Will the GOP Get the Message in Kansas?

Many of us are hoping that the GOP will get a much needed message in Kansas with the re-election defeat of Gov. Sam Brownback and Senator Pat Roberts (as well as other GOP elected officials).  Based on the Congressional GOP's economic agenda recently reviewed in a post on this blog, even if Kansas goes blue, one has to question whether or not the message will be received.  After all, part of being a Republican nowadays is to reject objective reality in every form and to blindly cling to ideology and one's Bible. A piece in The Daily Beast asks whether or not the GOP will get the message that its 30+ year old policies simply do not work.  Here are excerpts:
For many political observers, the question about Kansas these days is no longer, “What’s the matter?” so much as, “What the fuck?”

There was the unexpectedly close GOP Senate primary—three-term incumbent Pat Roberts wound up winning by 7 points—and the forced retirement of the Democratic Senate candidate; there’s the fact that Gov.
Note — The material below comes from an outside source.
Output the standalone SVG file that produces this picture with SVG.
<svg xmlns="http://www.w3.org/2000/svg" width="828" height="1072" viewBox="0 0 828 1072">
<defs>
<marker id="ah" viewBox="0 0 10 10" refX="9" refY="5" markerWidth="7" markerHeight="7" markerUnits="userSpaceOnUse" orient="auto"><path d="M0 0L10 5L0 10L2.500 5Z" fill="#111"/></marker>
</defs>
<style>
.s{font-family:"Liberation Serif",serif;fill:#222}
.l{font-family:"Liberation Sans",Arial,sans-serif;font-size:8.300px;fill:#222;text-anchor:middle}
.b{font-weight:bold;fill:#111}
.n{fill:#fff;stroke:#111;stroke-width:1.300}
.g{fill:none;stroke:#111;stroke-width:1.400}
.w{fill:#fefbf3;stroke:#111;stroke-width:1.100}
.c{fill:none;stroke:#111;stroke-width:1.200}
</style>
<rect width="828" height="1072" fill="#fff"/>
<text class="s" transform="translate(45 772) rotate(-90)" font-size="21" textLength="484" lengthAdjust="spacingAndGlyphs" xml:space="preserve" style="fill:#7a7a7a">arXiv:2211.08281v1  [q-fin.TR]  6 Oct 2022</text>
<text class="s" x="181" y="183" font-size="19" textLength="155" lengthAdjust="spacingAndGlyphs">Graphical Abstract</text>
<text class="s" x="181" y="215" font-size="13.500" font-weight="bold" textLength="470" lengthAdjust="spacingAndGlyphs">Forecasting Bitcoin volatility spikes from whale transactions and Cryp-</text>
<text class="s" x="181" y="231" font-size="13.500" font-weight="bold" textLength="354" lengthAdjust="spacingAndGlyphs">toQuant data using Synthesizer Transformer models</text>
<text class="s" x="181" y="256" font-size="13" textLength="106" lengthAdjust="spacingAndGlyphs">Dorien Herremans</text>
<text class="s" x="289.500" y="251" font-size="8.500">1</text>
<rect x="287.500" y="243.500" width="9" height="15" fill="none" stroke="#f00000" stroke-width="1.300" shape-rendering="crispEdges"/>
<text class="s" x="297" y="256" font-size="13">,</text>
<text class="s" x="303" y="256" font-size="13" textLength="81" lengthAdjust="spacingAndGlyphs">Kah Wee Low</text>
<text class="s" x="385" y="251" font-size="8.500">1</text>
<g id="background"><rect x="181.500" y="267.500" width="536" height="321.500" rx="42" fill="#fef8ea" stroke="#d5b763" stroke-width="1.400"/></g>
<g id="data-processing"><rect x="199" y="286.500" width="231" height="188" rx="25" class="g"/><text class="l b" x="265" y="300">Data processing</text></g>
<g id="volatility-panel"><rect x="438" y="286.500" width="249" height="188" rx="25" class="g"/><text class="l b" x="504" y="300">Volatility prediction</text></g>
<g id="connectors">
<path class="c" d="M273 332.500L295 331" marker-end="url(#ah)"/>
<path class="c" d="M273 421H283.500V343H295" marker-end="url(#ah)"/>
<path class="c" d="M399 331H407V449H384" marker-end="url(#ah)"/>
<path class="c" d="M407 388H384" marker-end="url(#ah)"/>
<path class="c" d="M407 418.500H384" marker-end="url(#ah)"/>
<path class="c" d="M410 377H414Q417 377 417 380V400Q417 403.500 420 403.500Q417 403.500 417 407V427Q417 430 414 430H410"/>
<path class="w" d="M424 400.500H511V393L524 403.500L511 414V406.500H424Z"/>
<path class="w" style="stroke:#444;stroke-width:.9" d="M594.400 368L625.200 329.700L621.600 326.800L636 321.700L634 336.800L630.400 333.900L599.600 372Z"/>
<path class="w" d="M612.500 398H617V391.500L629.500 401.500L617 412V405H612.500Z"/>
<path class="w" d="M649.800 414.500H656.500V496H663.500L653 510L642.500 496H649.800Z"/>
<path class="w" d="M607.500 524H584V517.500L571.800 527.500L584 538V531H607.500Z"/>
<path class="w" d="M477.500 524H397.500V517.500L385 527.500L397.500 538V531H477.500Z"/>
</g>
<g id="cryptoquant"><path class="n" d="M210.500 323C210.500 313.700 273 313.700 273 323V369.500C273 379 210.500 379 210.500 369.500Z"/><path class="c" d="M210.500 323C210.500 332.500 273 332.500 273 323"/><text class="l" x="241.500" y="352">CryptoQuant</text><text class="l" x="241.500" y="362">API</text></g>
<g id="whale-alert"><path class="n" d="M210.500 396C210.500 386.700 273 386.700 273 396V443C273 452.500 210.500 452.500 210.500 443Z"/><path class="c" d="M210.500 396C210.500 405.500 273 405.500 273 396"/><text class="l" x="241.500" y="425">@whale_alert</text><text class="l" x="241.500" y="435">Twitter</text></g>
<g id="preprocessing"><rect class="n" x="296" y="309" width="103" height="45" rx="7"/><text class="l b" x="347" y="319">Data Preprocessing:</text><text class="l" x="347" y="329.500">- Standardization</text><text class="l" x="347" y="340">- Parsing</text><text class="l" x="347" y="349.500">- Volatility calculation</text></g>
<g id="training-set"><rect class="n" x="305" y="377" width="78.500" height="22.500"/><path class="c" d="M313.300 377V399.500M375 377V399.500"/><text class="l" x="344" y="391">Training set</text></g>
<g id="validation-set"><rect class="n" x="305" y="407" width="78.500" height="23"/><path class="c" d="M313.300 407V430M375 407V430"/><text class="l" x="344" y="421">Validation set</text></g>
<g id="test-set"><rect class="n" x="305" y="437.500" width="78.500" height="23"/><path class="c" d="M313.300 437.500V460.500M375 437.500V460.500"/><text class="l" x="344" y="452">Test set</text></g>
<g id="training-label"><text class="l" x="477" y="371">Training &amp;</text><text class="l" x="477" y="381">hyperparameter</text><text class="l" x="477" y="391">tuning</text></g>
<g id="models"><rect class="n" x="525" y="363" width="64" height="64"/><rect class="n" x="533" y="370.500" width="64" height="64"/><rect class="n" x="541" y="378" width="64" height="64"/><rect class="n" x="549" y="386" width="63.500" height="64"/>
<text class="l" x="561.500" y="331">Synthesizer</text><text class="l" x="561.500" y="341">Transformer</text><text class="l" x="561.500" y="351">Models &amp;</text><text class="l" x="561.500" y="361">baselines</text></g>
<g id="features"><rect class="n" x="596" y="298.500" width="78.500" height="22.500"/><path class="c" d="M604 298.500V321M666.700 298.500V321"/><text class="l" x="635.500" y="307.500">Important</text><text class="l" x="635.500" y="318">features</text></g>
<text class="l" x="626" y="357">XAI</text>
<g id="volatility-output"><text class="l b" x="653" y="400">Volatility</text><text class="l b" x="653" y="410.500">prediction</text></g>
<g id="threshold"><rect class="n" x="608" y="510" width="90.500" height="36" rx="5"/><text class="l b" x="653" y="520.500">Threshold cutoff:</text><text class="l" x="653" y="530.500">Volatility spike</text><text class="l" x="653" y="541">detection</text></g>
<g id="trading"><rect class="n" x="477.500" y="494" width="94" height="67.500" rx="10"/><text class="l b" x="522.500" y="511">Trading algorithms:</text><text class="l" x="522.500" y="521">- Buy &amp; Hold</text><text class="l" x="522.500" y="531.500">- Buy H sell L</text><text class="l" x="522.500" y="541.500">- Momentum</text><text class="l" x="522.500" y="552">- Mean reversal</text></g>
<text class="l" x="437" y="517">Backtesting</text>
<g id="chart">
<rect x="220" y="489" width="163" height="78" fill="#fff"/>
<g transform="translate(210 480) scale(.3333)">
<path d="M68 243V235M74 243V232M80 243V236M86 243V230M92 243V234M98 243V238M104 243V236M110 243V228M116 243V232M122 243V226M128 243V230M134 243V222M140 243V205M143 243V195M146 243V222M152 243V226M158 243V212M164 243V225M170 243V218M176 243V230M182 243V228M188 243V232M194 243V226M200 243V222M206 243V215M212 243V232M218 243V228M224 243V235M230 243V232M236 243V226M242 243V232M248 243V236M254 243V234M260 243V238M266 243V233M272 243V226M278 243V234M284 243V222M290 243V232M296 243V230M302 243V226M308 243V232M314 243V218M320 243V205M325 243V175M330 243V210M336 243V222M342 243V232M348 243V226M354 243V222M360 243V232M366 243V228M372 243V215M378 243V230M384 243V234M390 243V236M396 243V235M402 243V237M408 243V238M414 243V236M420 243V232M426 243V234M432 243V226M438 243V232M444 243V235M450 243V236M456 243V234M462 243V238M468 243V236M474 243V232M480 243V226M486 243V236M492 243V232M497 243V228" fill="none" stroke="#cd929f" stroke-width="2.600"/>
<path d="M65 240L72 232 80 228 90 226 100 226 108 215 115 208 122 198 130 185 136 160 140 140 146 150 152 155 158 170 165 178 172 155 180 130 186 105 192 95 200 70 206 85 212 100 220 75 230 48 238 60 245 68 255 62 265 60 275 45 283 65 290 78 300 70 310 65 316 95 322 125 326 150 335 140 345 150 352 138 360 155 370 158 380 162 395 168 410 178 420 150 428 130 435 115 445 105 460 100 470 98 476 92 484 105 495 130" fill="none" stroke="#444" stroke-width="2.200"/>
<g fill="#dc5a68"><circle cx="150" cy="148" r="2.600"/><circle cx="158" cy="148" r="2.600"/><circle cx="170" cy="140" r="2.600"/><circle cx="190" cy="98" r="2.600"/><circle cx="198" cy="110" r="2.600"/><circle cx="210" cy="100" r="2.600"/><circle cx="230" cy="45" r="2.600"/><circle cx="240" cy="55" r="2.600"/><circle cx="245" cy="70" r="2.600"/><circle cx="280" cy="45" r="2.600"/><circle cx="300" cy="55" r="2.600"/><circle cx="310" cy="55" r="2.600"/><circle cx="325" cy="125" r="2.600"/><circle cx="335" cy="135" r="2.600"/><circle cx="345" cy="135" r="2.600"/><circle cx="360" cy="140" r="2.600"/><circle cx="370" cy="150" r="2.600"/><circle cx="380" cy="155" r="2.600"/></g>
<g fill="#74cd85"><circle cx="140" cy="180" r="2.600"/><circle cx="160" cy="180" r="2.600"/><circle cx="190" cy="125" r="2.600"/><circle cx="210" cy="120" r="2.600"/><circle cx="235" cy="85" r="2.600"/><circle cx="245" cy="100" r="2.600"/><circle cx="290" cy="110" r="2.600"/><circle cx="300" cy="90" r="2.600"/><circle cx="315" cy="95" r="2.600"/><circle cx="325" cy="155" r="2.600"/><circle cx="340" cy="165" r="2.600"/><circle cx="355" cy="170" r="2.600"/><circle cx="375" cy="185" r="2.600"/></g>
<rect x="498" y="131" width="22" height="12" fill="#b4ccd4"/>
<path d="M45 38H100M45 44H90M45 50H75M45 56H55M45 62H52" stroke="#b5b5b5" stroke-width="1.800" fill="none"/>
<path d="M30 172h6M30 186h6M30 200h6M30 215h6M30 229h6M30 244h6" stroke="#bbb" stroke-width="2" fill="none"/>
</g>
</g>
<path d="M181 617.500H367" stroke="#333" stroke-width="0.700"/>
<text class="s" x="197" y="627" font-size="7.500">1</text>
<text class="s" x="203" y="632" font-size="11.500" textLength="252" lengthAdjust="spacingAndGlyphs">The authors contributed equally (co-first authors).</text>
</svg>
Sam Brownback, whose average margin of victory in state-wide races is 23 points, is now fighting for his political life. Tom Frank made the state famous for illustrating how its citizens elected conservative candidates whose actual policies went against the voters’ economic self-interest; after one term of Brownback’s “Tea Party experiment,” Kansas voters seem to have enlightened their self-interest and want to undo the extremism that Brownback both promised and delivered. The question remains as to whether their Republican candidates will ever wise up to the same conclusion.
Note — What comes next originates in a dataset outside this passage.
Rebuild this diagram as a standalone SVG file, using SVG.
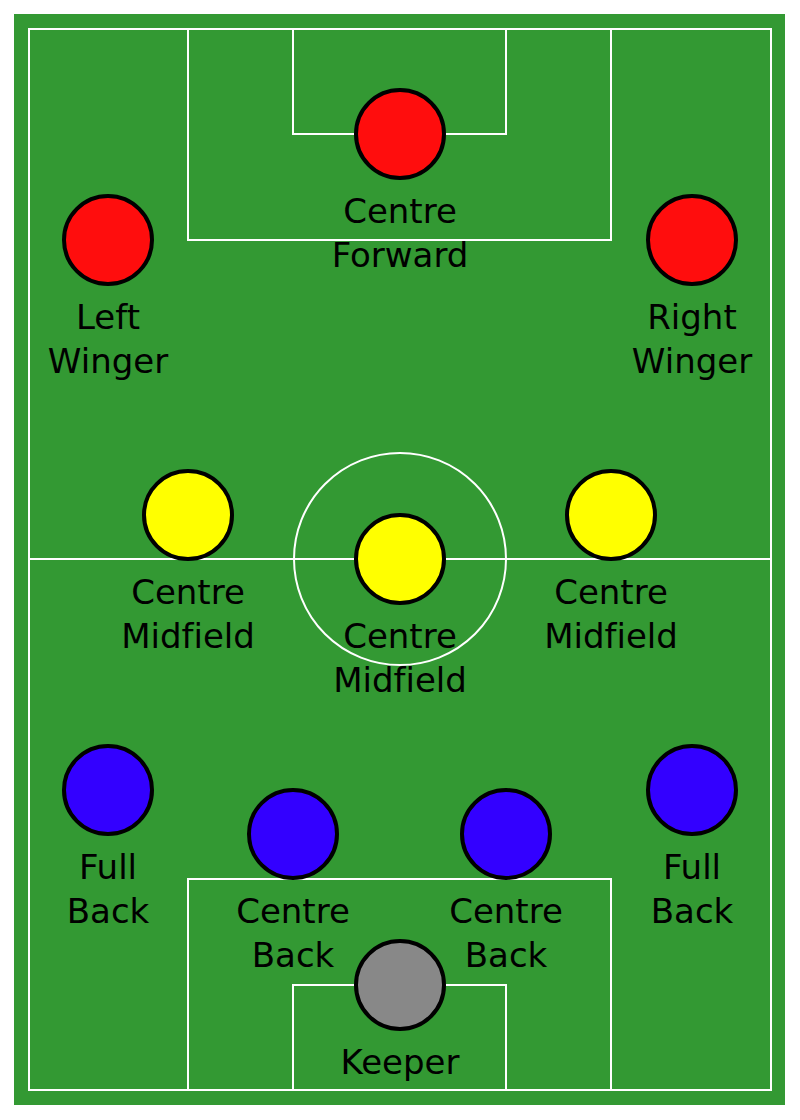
<svg xmlns="http://www.w3.org/2000/svg" width="800" height="1120" viewBox="0 0 800 1120">
<style>
.line{fill:none;stroke:#ffffff;stroke-width:2}
.p{stroke:#000000;stroke-width:4}
.fw{fill:#ff0d0d}
.md{fill:#ffff00}
.df{fill:#3300ff}
.gk{fill:#888888}
text{font-family:"DejaVu Sans","Liberation Sans",sans-serif;font-size:34px;fill:#000000;text-anchor:middle;font-variant-ligatures:none}
</style>
<rect x="0" y="0" width="800" height="1120" fill="#ffffff"/>
<g id="pitch">
<rect x="14" y="14" width="771" height="1091" fill="#339933"/>
<rect class="line" x="29" y="29" width="742" height="1061"/>
<line class="line" x1="29" y1="559" x2="771" y2="559"/>
<circle class="line" cx="400" cy="559" r="106"/>
<rect class="line" x="188" y="29" width="423" height="211"/>
<rect class="line" x="293" y="29" width="213" height="105"/>
<rect class="line" x="188" y="879" width="423" height="211"/>
<rect class="line" x="293" y="985" width="213" height="105"/>
</g>
<g id="connectors"></g>
<g id="centre-forward"><circle class="p fw" cx="400" cy="134" r="44"/><text x="400" y="223">Centre</text><text x="400" y="267">Forward</text></g>
<g id="left-winger"><circle class="p fw" cx="108" cy="240" r="44"/><text x="108" y="329">Left</text><text x="108" y="373">Winger</text></g>
<g id="right-winger"><circle class="p fw" cx="692" cy="240" r="44"/><text x="692" y="329">Right</text><text x="692" y="373">Winger</text></g>
<g id="left-midfield"><circle class="p md" cx="188" cy="515" r="44"/><text x="188" y="604">Centre</text><text x="188" y="648">Midfield</text></g>
<g id="centre-midfield"><circle class="p md" cx="400" cy="559" r="44"/><text x="400" y="648">Centre</text><text x="400" y="692">Midfield</text></g>
<g id="right-midfield"><circle class="p md" cx="611" cy="515" r="44"/><text x="611" y="604">Centre</text><text x="611" y="648">Midfield</text></g>
<g id="left-back"><circle class="p df" cx="108" cy="790" r="44"/><text x="108" y="879">Full</text><text x="108" y="923">Back</text></g>
<g id="right-back"><circle class="p df" cx="692" cy="790" r="44"/><text x="692" y="879">Full</text><text x="692" y="923">Back</text></g>
<g id="left-centre-back"><circle class="p df" cx="293" cy="834" r="44"/><text x="293" y="923">Centre</text><text x="293" y="967">Back</text></g>
<g id="right-centre-back"><circle class="p df" cx="506" cy="834" r="44"/><text x="506" y="923">Centre</text><text x="506" y="967">Back</text></g>
<g id="keeper"><circle class="p gk" cx="400" cy="985" r="44"/><text x="400" y="1074">Keeper</text></g>
</svg>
There’s no doubt that Brownback’s radically conservative economic policies failed. Schools closed, the deficit ballooned, highways crumbled, jobs disappeared—I imagine ruby slippers were hocked. That failure has the reddest state in the nation blushing blue.
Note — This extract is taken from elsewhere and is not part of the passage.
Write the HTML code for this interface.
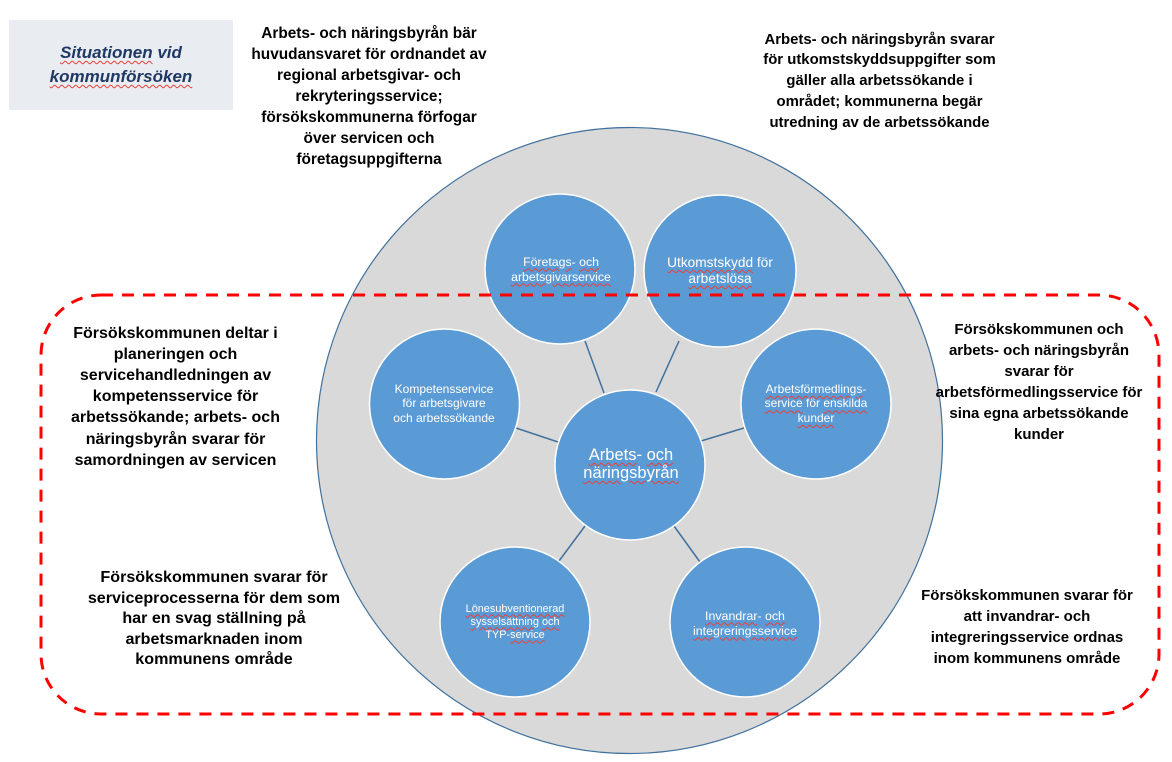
<!DOCTYPE html>
<html>
<head>
<meta charset="utf-8">
<style>
  html, body { margin:0; padding:0; background:#fff; }
  body { width:1172px; height:762px; position:relative; overflow:hidden;
         font-family:"Liberation Sans", "DejaVu Sans", sans-serif; }
  svg { position:absolute; left:0; top:0; }
  .t { position:absolute; text-align:center; white-space:nowrap; }
  .blk { font-weight:bold; color:#000; }
  .c { color:#fff; }
  .sq { text-decoration: underline wavy #e8403a; text-decoration-thickness:1px; text-underline-offset:2px; }
  .title { font-weight:bold; font-style:italic; color:#1F3864; font-size:17px; line-height:24px; }
</style>
</head>
<body>
<svg width="1172" height="762" viewBox="0 0 1172 762">
  <rect x="9" y="20" width="224" height="90" fill="#E9ECF1"/>
  <circle cx="629.5" cy="440.5" r="313" fill="#D9D9D9" stroke="#41719C" stroke-width="1.2"/>
  <g stroke="#41719C" stroke-width="1.5">
    <line x1="585" y1="341" x2="604" y2="393"/>
    <line x1="679" y1="341" x2="656" y2="392"/>
    <line x1="516" y1="428" x2="558" y2="442"/>
    <line x1="744" y1="428" x2="701" y2="441"/>
    <line x1="585" y1="526" x2="559" y2="561"/>
    <line x1="674" y1="526" x2="700" y2="562"/>
  </g>
  <g fill="#5B9BD5" stroke="#ffffff" stroke-width="1.5">
    <circle cx="560" cy="269" r="75"/>
    <circle cx="720" cy="271" r="76"/>
    <circle cx="444.5" cy="404" r="75"/>
    <circle cx="816" cy="404" r="75"/>
    <circle cx="630" cy="465" r="75"/>
    <circle cx="515" cy="622" r="75"/>
    <circle cx="745" cy="622" r="75"/>
  </g>
  <rect x="41" y="295" width="1118" height="419" rx="60" ry="60" fill="none" stroke="#FF0000" stroke-width="3" stroke-dasharray="12 9"/>
</svg>

<!-- Title -->
<div class="t title" style="left:9px; width:224px; top:41px;">
  <span class="sq">Situationen</span> vid<br><span class="sq">kommunförsöken</span>
</div>

<!-- Black text blocks -->
<div class="t blk" style="left:219px; width:300px; top:22.5px; font-size:15.4px; line-height:21px;">
Arbets- och näringsbyrån bär<br>huvudansvaret för ordnandet av<br>regional arbetsgivar- och<br>rekryteringsservice;<br>försökskommunerna förfogar<br>över servicen och<br>företagsuppgifterna
</div>

<div class="t blk" style="left:729.5px; width:300px; top:29.5px; font-size:14.9px; line-height:20.75px;">
Arbets- och näringsbyrån svarar<br>för utkomstskyddsuppgifter som<br>gäller alla arbetssökande i<br>området; kommunerna begär<br>utredning av de arbetssökande
</div>

<div class="t blk" style="left:35.5px; width:280px; top:322.5px; font-size:16px; line-height:21.2px;">
Försökskommunen deltar i<br>planeringen och<br>servicehandledningen av<br>kompetensservice för<br>arbetssökande; arbets- och<br>näringsbyrån svarar för<br>samordningen av servicen
</div>

<div class="t blk" style="left:909px; width:260px; top:318.5px; font-size:15px; line-height:21px;">
Försökskommunen och<br>arbets- och näringsbyrån<br>svarar för<br>arbetsförmedlingsservice för<br>sina egna arbetssökande<br>kunder
</div>

<div class="t blk" style="left:64px; width:300px; top:567px; font-size:16.1px; line-height:20.5px;">
Försökskommunen svarar för<br>serviceprocesserna för dem som<br>har en svag ställning på<br>arbetsmarknaden inom<br>kommunens område
</div>

<div class="t blk" style="left:897px; width:260px; top:584.5px; font-size:15px; line-height:21px;">
Försökskommunen svarar för<br>att invandrar- och<br>integreringsservice ordnas<br>inom kommunens område
</div>

<!-- Circle texts -->
<div class="t c" style="left:491px; width:140px; top:254.5px; font-size:12.3px; line-height:15px;">
<span class="sq">Företags</span>- <span class="sq">och</span><br><span class="sq">arbetsgivarservice</span>
</div>

<div class="t c" style="left:650px; width:140px; top:255px; font-size:13.7px; line-height:16px;">
<span class="sq">Utkomstskydd</span> för<br><span class="sq">arbetslösa</span>
</div>

<div class="t c" style="left:374px; width:140px; top:381.75px; font-size:12px; line-height:14.5px;">
Kompetensservice<br>för arbetsgivare<br>och arbetssökande
</div>

<div class="t c" style="left:746px; width:140px; top:381.75px; font-size:12px; line-height:14.5px;">
<span class="sq">Arbetsförmedlings</span>-<br><span class="sq">service</span> för <span class="sq">enskilda</span><br><span class="sq">kunder</span>
</div>

<div class="t c" style="left:561px; width:140px; top:446px; font-size:16.5px; line-height:18px;">
<span class="sq">Arbets</span>- <span class="sq">och</span><br><span class="sq">näringsbyrån</span>
</div>

<div class="t c" style="left:445px; width:140px; top:602.5px; font-size:10.9px; line-height:13px;">
<span class="sq">Lönesubventionerad</span><br><span class="sq">sysselsättning</span> <span class="sq">och</span><br>TYP-<span class="sq">service</span>
</div>

<div class="t c" style="left:675px; width:140px; top:608.5px; font-size:12.4px; line-height:15px;">
<span class="sq">Invandrar</span>- <span class="sq">och</span><br><span class="sq">integreringsservice</span>
</div>

</body>
</html>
Citing the state’s fiscal woes, moderate and not-so-moderate Republicans have flocked to Brownback’s opponent, Paul Davis, who trails by just 0.6 points. On the Senate front, independent candidate Greg Orman, who will likely caucus with the Democrats, is reaping the benefits of that Tea Party-weighted primary. “Traditional Republicans for Common Sense,” made up of 70 Republican moderates who served in the Kansas legislature, endorsed Orman and he is favored by independent voters by a margin of 30 points.

In the face of this, both Brownback and Roberts have chosen not to battle for the wide swath of Kansas voters who identify as moderate Republicans (47 percent, versus 38 percent “conservative Republicans”), but to move further to the right.

[O]ne has to wonder not just if the Republican leadership is shooting itself in the foot, but why it is. Is it misplaced, or at least short-sighted, cynicism, which might have them believe that their old white guy coalition (if you can call it that) will sustain them a few more cycles? (At least long enough to pass voting restrictions?) Or is it a form of psychosomatic blindness, a function of such deeply held, incorrect perceptions, that the party leaders literally cannot imagine the need to change their tactics, much less their policies?

In other words, are we dealing with cynics or zealots?  Obviously, one hopes for the former. Cynics respond to defeat, for one thing. Cynics and opportunists look at polls. Cynics are the lifeblood of representative democracy. Cynics will do anything to save their own skin, even change their minds.
Sadly, I suspect we are dealing with zealots who cannot grasp the reality that the nation is changing and pushing the same failed agenda is not the route to victory.   As for Brownback, he seems to think that attending every anti-gay rally is his ticket to reelection.